While Greenland had a moderately negative Environmental score, given its exposure to land development and climate risks, its Social score was highly negative, given its exposure to demographic and societal trends.

The main drag on the overall score was a "very highly negative" assessment of Governance, given "the company’s weak business and liquidity management, as indicated by its history of aggressive business growth strategy and sizable short-term debt maturities." 

Moody's also cited "poor financial management" in Greenland's "history of executing distressed debt exchanges," which, as far as I can tell, refers to kicking the can down the road.

Moody's: July 2023

Moody's downgrades ratings of Greenland Holding and Greenland Hong Kong; outlook negative, the firm announced 7/28/23, downgrading the corporate family rating (CFR) two notches from Caa2 to Ca, which it says is "highly speculative, or near default."

Moody's also downgraded various ratings on specific Greenland notes to C, which indicates default. (Greenland Hong Kong was slightly better.)

"The downgrade of Greenland Holding with a negative outlook reflects the company's weak liquidity and our expectation of weak recovery prospects for Greenland Holding's bondholders," said Daniel Zhou, a Moody's Analyst.

According to Moody's, Greenland on 7/25/23 announced it had repaid a bond worth $22.5 million, but a month after it was due. (A week earlier, Bloomberg had reported a default.)

"The company will have to rely on asset disposals or other fundraising plans for debt servicing, although such fundraising activities carry high uncertainties," Moody's said. (Presumably, Greenland might like to raise some money by selling pieces of Atlantic Yards/Pacific Park.)

Moody's said that, while Greenland had bought some time with bond maturity extensions, it still must pay $900 million by the end of 2024.

Moody's had bad news for offshore bondholders, suggesting their recovery prospects were "low in a bankruptcy scenario, given its high debt leverage and a large amount of financing at operating subsidiary level." That suggests subsidiaries might have debts repaid separately.

Moody's: August 2023

In an 8/4/23 update that built on the press release, Moody's explained that its downgrade of the corporate family rating (CFR) to Ca and its senior unsecured rating to C "reflects the company's weak liquidity and our expectation of weak recovery prospects for Greenland Holding's bondholders." 

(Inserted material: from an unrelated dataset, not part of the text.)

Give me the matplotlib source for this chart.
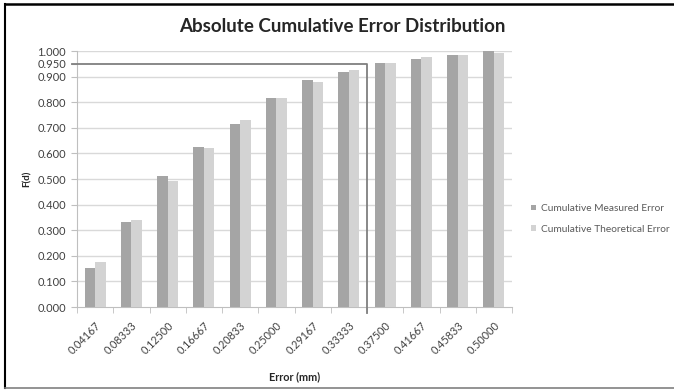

(Note: Moody's in this document suggested that the previous rating was Caa1, not Caa2, which would've meant a one-notch downgrade.)

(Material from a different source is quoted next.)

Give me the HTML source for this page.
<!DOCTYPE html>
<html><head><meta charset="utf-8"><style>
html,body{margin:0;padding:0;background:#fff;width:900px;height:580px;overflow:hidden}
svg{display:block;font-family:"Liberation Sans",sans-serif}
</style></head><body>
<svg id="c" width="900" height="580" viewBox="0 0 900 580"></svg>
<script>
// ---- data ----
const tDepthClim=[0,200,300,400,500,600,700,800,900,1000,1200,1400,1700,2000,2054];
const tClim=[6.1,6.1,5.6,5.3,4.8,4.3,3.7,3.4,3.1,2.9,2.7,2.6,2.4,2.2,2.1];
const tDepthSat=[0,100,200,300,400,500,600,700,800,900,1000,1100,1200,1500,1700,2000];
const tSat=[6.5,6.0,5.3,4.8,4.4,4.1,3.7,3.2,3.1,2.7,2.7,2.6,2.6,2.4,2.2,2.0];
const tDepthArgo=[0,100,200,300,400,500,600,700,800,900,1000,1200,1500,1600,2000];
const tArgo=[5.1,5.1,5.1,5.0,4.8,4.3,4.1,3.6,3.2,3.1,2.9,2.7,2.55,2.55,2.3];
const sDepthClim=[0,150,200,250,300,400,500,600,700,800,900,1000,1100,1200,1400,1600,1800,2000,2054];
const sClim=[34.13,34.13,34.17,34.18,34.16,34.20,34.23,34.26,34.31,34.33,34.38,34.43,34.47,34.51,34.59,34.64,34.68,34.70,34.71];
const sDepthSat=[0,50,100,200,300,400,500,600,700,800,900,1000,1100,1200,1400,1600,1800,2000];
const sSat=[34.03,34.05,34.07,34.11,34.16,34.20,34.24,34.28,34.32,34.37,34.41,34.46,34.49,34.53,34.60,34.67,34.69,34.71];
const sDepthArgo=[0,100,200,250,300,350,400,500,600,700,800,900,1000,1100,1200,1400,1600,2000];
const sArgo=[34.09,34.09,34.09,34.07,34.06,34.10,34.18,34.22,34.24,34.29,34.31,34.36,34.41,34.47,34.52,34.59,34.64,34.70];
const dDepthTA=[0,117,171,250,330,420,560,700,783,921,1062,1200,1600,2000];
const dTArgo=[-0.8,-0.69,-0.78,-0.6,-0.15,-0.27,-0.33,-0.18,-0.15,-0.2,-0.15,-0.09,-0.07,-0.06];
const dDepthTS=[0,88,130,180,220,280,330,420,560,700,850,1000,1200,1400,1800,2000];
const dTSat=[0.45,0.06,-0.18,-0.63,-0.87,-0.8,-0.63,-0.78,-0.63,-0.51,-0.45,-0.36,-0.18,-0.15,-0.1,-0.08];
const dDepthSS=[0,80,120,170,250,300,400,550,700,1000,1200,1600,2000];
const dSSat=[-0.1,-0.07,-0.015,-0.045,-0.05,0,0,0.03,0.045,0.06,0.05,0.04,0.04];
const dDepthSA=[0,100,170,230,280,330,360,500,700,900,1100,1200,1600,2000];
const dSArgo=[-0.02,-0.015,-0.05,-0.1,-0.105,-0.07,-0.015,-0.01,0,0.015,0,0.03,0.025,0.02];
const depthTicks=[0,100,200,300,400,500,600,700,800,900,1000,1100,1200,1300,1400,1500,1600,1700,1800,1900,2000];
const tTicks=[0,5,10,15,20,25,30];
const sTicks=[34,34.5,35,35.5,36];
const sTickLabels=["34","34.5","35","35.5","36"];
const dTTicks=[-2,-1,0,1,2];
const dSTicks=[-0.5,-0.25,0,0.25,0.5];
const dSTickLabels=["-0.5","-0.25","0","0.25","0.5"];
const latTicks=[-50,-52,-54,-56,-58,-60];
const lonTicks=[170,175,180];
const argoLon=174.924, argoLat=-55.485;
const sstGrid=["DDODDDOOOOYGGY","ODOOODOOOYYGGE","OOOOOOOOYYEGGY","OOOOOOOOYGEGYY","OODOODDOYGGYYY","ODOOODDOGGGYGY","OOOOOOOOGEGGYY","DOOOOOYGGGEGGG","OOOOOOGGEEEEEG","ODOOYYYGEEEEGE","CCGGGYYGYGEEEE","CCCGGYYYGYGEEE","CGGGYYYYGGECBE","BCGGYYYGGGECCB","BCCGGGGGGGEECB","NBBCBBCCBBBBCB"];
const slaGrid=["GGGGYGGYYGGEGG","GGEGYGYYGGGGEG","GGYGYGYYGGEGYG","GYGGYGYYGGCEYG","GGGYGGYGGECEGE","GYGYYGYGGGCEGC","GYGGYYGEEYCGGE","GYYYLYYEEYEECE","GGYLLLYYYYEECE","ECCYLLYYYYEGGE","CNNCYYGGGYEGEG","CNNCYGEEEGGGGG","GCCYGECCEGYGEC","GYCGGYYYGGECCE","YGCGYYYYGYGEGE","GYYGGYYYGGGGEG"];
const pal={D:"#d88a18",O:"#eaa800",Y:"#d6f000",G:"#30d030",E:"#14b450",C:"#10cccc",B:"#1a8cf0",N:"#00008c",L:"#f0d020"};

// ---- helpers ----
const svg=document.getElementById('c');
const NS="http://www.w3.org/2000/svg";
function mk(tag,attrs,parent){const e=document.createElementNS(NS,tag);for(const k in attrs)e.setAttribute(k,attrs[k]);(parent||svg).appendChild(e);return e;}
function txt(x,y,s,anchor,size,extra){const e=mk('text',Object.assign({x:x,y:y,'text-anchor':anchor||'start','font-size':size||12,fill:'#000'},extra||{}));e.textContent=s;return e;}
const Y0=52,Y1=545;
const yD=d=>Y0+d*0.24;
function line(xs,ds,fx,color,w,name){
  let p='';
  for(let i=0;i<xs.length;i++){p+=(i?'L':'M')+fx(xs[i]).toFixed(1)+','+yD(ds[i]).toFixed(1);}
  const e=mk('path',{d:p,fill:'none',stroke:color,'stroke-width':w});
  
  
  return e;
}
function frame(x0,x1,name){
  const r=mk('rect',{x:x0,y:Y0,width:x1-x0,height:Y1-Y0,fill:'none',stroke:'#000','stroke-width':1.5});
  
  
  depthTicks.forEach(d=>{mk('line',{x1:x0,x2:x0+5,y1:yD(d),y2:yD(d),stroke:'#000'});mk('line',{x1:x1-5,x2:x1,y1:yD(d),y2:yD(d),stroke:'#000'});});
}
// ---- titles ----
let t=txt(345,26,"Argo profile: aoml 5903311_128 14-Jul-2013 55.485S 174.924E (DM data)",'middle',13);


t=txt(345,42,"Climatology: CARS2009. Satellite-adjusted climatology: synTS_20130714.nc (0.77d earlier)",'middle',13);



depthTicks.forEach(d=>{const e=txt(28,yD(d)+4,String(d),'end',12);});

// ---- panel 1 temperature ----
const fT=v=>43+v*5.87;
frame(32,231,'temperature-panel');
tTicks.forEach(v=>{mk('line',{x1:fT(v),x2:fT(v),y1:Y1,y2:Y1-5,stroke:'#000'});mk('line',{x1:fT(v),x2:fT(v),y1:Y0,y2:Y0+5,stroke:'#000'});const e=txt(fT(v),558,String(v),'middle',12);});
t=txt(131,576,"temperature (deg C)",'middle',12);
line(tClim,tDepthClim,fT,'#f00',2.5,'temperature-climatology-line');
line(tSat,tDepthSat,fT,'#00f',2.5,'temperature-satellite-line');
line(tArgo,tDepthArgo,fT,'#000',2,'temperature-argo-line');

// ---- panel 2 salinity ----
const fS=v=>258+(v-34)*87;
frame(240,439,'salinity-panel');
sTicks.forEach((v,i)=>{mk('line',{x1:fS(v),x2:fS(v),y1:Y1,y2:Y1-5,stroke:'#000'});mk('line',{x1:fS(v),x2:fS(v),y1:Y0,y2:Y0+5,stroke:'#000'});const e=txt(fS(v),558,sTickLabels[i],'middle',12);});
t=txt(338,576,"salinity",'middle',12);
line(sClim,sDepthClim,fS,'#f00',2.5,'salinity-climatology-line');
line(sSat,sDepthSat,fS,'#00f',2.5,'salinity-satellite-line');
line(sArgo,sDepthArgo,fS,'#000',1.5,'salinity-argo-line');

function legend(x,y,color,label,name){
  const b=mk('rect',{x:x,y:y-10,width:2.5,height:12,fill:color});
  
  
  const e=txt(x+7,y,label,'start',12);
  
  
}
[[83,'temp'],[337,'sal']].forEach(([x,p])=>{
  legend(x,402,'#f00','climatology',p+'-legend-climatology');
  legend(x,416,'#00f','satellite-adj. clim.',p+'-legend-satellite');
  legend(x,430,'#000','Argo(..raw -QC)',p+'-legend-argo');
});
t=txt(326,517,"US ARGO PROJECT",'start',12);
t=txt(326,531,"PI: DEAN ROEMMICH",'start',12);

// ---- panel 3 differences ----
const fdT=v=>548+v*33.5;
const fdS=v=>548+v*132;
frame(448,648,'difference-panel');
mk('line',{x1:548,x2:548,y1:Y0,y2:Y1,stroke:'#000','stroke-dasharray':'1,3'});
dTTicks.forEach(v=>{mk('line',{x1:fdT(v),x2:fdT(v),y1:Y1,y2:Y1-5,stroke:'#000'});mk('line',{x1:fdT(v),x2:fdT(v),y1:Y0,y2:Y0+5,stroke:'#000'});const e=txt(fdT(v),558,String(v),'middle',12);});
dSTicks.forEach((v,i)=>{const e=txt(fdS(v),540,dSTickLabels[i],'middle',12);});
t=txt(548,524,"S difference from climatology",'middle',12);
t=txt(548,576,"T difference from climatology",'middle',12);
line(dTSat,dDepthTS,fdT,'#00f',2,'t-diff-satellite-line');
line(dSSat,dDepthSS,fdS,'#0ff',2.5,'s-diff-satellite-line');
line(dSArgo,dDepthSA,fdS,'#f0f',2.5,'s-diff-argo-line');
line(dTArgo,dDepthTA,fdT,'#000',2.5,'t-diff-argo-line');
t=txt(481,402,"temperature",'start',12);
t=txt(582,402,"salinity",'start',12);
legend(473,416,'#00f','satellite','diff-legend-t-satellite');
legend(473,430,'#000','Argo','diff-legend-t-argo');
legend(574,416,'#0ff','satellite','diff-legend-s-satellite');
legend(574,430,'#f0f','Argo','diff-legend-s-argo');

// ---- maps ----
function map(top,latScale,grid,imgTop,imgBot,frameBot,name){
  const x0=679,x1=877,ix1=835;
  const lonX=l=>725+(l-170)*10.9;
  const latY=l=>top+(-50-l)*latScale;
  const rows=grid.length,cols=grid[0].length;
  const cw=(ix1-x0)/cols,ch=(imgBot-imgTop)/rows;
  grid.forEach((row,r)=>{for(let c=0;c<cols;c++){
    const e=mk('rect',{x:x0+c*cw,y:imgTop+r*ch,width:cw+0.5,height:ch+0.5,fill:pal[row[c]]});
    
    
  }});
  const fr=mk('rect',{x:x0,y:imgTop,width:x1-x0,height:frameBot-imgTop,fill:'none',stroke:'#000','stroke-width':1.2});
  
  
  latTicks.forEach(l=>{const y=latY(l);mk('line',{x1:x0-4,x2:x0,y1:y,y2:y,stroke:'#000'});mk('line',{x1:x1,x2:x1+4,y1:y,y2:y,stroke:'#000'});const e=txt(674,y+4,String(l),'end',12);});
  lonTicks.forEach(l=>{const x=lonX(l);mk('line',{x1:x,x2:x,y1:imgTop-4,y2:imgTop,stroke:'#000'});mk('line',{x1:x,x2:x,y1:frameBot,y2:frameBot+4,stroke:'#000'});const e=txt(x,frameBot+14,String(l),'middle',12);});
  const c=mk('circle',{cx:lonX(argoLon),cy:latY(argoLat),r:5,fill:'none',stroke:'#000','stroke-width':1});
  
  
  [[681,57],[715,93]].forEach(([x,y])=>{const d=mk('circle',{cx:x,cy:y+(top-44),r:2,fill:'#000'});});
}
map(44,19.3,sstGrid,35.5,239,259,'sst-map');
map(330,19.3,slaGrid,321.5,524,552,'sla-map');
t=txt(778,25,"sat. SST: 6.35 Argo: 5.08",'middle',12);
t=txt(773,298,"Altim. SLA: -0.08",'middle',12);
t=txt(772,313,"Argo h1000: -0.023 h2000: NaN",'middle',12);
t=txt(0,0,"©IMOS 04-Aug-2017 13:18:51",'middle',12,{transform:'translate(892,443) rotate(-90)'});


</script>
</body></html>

Moody's outlook remained negative. While had sales recovered somewhat in early 2023, Moody's expects sales to decrease by 10% over the full year, "as the effect of pent-up demand fades and market conditions remain challenging." That would cut profit, and narrow the possibility that earnings could cover interest payments.

Ownership

As stated by Moody's:
Through Shanghai Urban Construction Investment and Development Corporation and Shanghai Real Estate (Group) Co., Ltd., the Shanghai State-owned Assets Supervision and Administration Commission had an effective shareholding of about 46.37% in Greenland Holding as of 31 March 2023.

That, along with ownership by its executives, at least as previously described, makes the publicly traded company effectively state-controlled.